I closely follow these politicians and political parties, participate in their gatherings, and see a different picture. I see frustrated, in the current politically correct media setting powerless people who try to oppose the arrogant European (or American) political elites. I see the enormous extent of media manipulation which reminds me of the communist era. I see the extremely biased reporting in public media. I see the demonization of leaders of all anti-establishment parties. I see the unheard of indoctrination of our children and grandchildren at schools (at the intensity of late communism). These should be our topics.

The current “rebelión de las masas” is a real one. The people are beginning to open their eyes, to look around, to speak out, to express their dissatisfaction with the brave new world without freedom and democracy, with the world heralding relativism, with the suppression of old values, traditions, customs and habits, with the world of new aristocracies (I would include well-known public intellectuals among them), with the world of nanny states and freely distributed social benefits. This revolt is a social movement and its arguments and slogans cannot be formulated in an academically sophisticated form. They must be as simple, clear, straight-forward as possible. They shouldn´t deceive us but we should resist to accept the highbrow approach of political and intellectual elites who dismiss them as populism.

Together with Daniel Johnson[8] I disagree with a growing “panic about populism”, with “hysterical reactions from political, corporate, bureaucratic and academic establishments”. I agree with Wolfgang Kasper[9] when he says that “the establishments denigrate these outsiders as troublesome populists” (p. 33) and when he says that “it would be wrong to belittle the current swing in the ´zeitgeist´ as mere populism”. We should be very explicit about it. I was surprised when seeing the title of the prepared Special Meeting of the MPS in Stockholm (in November 2017) “The Populist Threats to the Free Society”. I tried to say this morning that I see other, non-populist threats to the free society.

Václav Klaus, Mont Pelerin Society Regional Meeting, Keynote Speech, Seoul, Korea, May 8, 2017.



[1] Klaus, V., „We Are Not on the Winning Side“, Mont Pelerin Society General Meeting, Prague Castle, Prague, September 7, 2012. Published in Policy, vol. 28, No. 3, Spring 2012. You can find it here: www.klaus.cz/clanky/3178.

[2] Klaus, V., „Careless Opening Up of Countries (without Keeping the Anchor of the Nation-State) Leads either to Anarchy or to Global Governance: Lessons of the European Experience“, the Mont Pelerin Society General Meeting 2014, Kowloon Shangri-La Hotel, Hong Kong, September 1, 2014. The speech was published under the title "In Defence of the Nation-State" in Policy, vol. 30, no. 3, Spring 2014. You can find it here: http://www.klaus.cz/clanky/3623.

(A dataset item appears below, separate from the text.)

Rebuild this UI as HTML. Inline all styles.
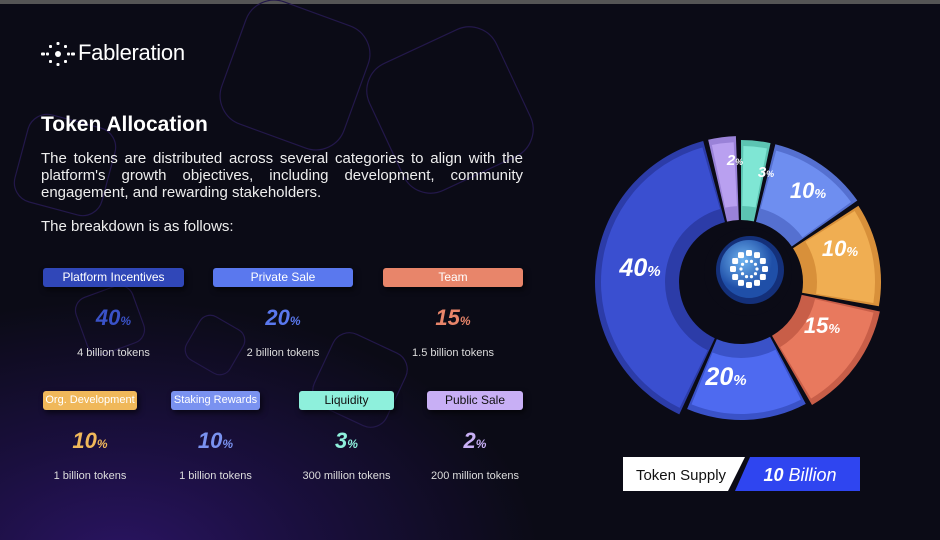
<!DOCTYPE html>
<html><head><meta charset="utf-8"><style>
*{margin:0;padding:0;box-sizing:border-box}
html,body{width:940px;height:540px;overflow:hidden}
body{background:#0b0b16;font-family:"Liberation Sans",sans-serif;color:#fff;position:relative}
.bg{position:absolute;inset:0;background:radial-gradient(ellipse 420px 260px at 120px 560px,#2a1462 0%,#1a0f3e 45%,rgba(11,11,22,0) 100%)}
.top{position:absolute;left:0;top:0;width:940px;height:4px;background:#555}
.a{position:absolute}
.pill{position:absolute;height:19px;border-radius:3px;font-size:12px;line-height:19px;text-align:center;white-space:nowrap;overflow:hidden;box-shadow:2px 3px 6px rgba(0,0,0,.6)}
.pct{position:absolute;font-weight:bold;font-style:italic;font-size:22px;text-align:center}
.pct small{font-size:12px}
.sub{position:absolute;font-size:11px;color:#ddd;text-align:center;white-space:nowrap}
.ln{position:absolute;left:41px;width:482px;font-size:15px;line-height:17px;color:#eee;text-align:justify;text-align-last:justify;white-space:nowrap}
</style></head><body>
<div class="bg"></div>
<div class="top"></div>
<svg class="a" style="left:0;top:0" width="940" height="540">
<g fill="none" stroke="#23184a" stroke-width="1.2">
<rect x="230" y="10" width="130" height="130" rx="30" transform="rotate(20 295 75)"/>
<rect x="380" y="40" width="140" height="140" rx="30" transform="rotate(-25 450 110)"/>
<rect x="80" y="290" width="60" height="60" rx="14" transform="rotate(-20 110 320)"/>
<rect x="190" y="320" width="50" height="50" rx="12" transform="rotate(30 215 345)"/>
<rect x="320" y="340" width="80" height="80" rx="18" transform="rotate(25 360 380)"/>
<rect x="20" y="120" width="90" height="90" rx="20" transform="rotate(15 65 165)"/>
</g>
</svg>
<svg class="a" style="left:40px;top:40px" width="36" height="28" viewBox="0 0 36 28">
<g fill="#fff"><circle cx="18" cy="14" r="3"/>
<rect x="16.5" y="2" width="3" height="3" rx="1"/><rect x="16.5" y="23" width="3" height="3" rx="1"/><rect x="6" y="12.5" width="3" height="3" rx="1"/><rect x="27" y="12.5" width="3" height="3" rx="1"/><rect x="9" y="5" width="3" height="3" rx="1"/><rect x="24" y="5" width="3" height="3" rx="1"/><rect x="9" y="20" width="3" height="3" rx="1"/><rect x="24" y="20" width="3" height="3" rx="1"/><rect x="1" y="12.5" width="4" height="3" rx="1"/><rect x="31" y="12.5" width="4" height="3" rx="1"/></g></svg>
<div class="a" style="left:78px;top:40px;font-size:22px;letter-spacing:-.3px">Fableration</div>
<div class="a" style="left:41px;top:113px;font-size:21px;font-weight:bold">Token Allocation</div>
<div class="ln" style="top:150px">The tokens are distributed across several categories to align with the</div>
<div class="ln" style="top:167px">platform's growth objectives, including development, community</div>
<div class="a" style="left:41px;top:184px;font-size:15px;line-height:17px;color:#eee">engagement, and rewarding stakeholders.</div>
<div class="a" style="left:41px;top:218px;font-size:15px;line-height:17px;color:#eee">The breakdown is as follows:</div>

<div class="pill" style="left:43px;top:268px;width:141px;background:#3047b8">Platform Incentives</div>
<div class="pill" style="left:213px;top:268px;width:140px;background:#5a78ee">Private Sale</div>
<div class="pill" style="left:383px;top:268px;width:140px;background:#e8856a">Team</div>
<div class="pct" style="left:43px;top:305px;width:141px;color:#3a52c8">40<small>%</small></div>
<div class="pct" style="left:213px;top:305px;width:140px;color:#5a78ee">20<small>%</small></div>
<div class="pct" style="left:383px;top:305px;width:140px;color:#e8856a">15<small>%</small></div>
<div class="sub" style="left:43px;top:347px;width:141px">4 billion tokens</div>
<div class="sub" style="left:213px;top:347px;width:140px">2 billion tokens</div>
<div class="sub" style="left:383px;top:347px;width:140px">1.5 billion tokens</div>

<div class="pill" style="left:43px;top:391px;width:94px;background:#f0b85a;font-size:11px">Org. Development</div>
<div class="pill" style="left:171px;top:391px;width:89px;background:#7a92f0;font-size:11px">Staking Rewards</div>
<div class="pill" style="left:299px;top:391px;width:95px;background:#8ef0dc;color:#111">Liquidity</div>
<div class="pill" style="left:427px;top:391px;width:96px;background:#c8aff5;color:#111">Public Sale</div>
<div class="pct" style="left:43px;top:428px;width:94px;color:#f0b85a">10<small>%</small></div>
<div class="pct" style="left:171px;top:428px;width:89px;color:#7a92f0">10<small>%</small></div>
<div class="pct" style="left:299px;top:428px;width:95px;color:#8ef0dc">3<small>%</small></div>
<div class="pct" style="left:427px;top:428px;width:96px;color:#c8aff5">2<small>%</small></div>
<div class="sub" style="left:43px;top:470px;width:94px">1 billion tokens</div>
<div class="sub" style="left:171px;top:470px;width:89px">1 billion tokens</div>
<div class="sub" style="left:289px;top:470px;width:115px">300 million tokens</div>
<div class="sub" style="left:415px;top:470px;width:120px">200 million tokens</div>

<svg class="a" style="left:0;top:0" width="940" height="540" id="d"></svg>
<script>
var cx=741,cy=282,R=146,r=62;
function pt(a,rr){a=(a-90)*Math.PI/180;return [cx+rr*Math.cos(a),cy+rr*Math.sin(a)];}
function arc(a0,a1,ro,ri,c){var p0=pt(a0,ro),p1=pt(a1,ro),p2=pt(a1,ri),p3=pt(a0,ri),l=(a1-a0)>180?1:0;
return '<path fill="'+c+'" d="M'+p0+' A'+ro+','+ro+' 0 '+l+' 1 '+p1+' L'+p2+' A'+ri+','+ri+' 0 '+l+' 0 '+p3+'Z"/>';}
var s=[[205,345,'#3a4fd0','#2c3ca8',146],[347,358,'#b9a0f0','#9a82d8',146],[360,372,'#7fe6d4','#5cc4b2',142],[374,415,'#6e8ef0','#5570d0',142],[417,460,'#f0ae52','#d8903a',140],[462,510,'#e8795e','#c85e48',142],[512,563,'#4e6af0','#3a52c8',138]];
var h='';
s.forEach(function(q){h+=arc(q[0],q[1],q[4],r,q[3]);h+=arc(q[0]+1,q[1]-1,q[4]-6,r+14,q[2]);});
h+='<circle cx="748" cy="272" r="44" fill="#0b0b16"/>';
h+='<defs><radialGradient id="g" cx="40%" cy="35%"><stop offset="0" stop-color="#6fb4f0"/><stop offset="1" stop-color="#1f4fa8"/></radialGradient></defs>';
h+='<circle cx="750" cy="270" r="34" fill="#14307a"/><circle cx="749" cy="269" r="29" fill="url(#g)"/>';
for(var i=0;i<12;i++){var a=i*30*Math.PI/180;h+='<rect x="'+(749+16*Math.cos(a)-3)+'" y="'+(269+16*Math.sin(a)-3)+'" width="6" height="6" rx="1.5" fill="#fff"/>';}
for(var i=0;i<10;i++){var a=i*36*Math.PI/180;h+='<circle cx="'+(749+8*Math.cos(a))+'" cy="'+(269+8*Math.sin(a))+'" r="1.6" fill="#fff"/>';}
var L=[['40',640,276,25],['2',735,165,15],['3',766,177,15],['10',808,198,22],['10',840,256,22],['15',822,333,22],['20',726,385,25]];
L.forEach(function(l){h+='<text x="'+l[1]+'" y="'+l[2]+'" fill="#fff" font-family="Liberation Sans" font-weight="bold" font-style="italic" font-size="'+l[3]+'" text-anchor="middle">'+l[0]+'<tspan font-size="'+(l[3]*0.6)+'">%</tspan></text>';});
h+='<path d="M623 457 H745 L728 491 H623 Z" fill="#fff"/><path d="M750 457 H860 V491 H735 Z" fill="#2f45f0"/>';
h+='<text x="681" y="480" fill="#111" font-family="Liberation Sans" font-size="15" text-anchor="middle">Token Supply</text>';
h+='<text x="800" y="481" fill="#fff" font-family="Liberation Sans" font-size="18" font-style="italic" text-anchor="middle"><tspan font-weight="bold">10</tspan> Billion</text>';
document.getElementById('d').innerHTML=h;
</script>
</body></html>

[3] I wrote – together with my long-term collaborator Jiří Weigl – a small book about mass migration. It was published first in Czech in December 2015 (Olympia Publishing House, Prague). In German under title “Völkerwanderung” (Manuscriptum, Berlin, June 2016), in Belgium, Sweden, Russia and France. The English version “Europe All Inclusive: A Brief Guide to Understanding the Current Migration Crisis” was published in Prague, IVK, 2017.

[4] Fonte, J., Ideologies Have Consequences, Quadrant, January-February 2016.

[5] Sowell, T., The Vision of the Anointed, Basic Books, New York, 1996.

[6] Schwartz, P., Presidential Address, MPS General Meeting in Miami, The Mont Pelerin Society Semi-Annual Newsletter, Volume 72, December 2016.

[7] This term was coined (or put into general use) by U. S. President G. W. Bush after September 11, 2001. This tragic event took place during European Regional MPS Meeting which was held in Bratislava, Slovakia.

[8] Johnson, D., Editorial, Standpoint, April 2017.

[9] Kasper, W., Sailing Into a Storm Front, Policy, Vol. 33, No. 1, Autumn 2017.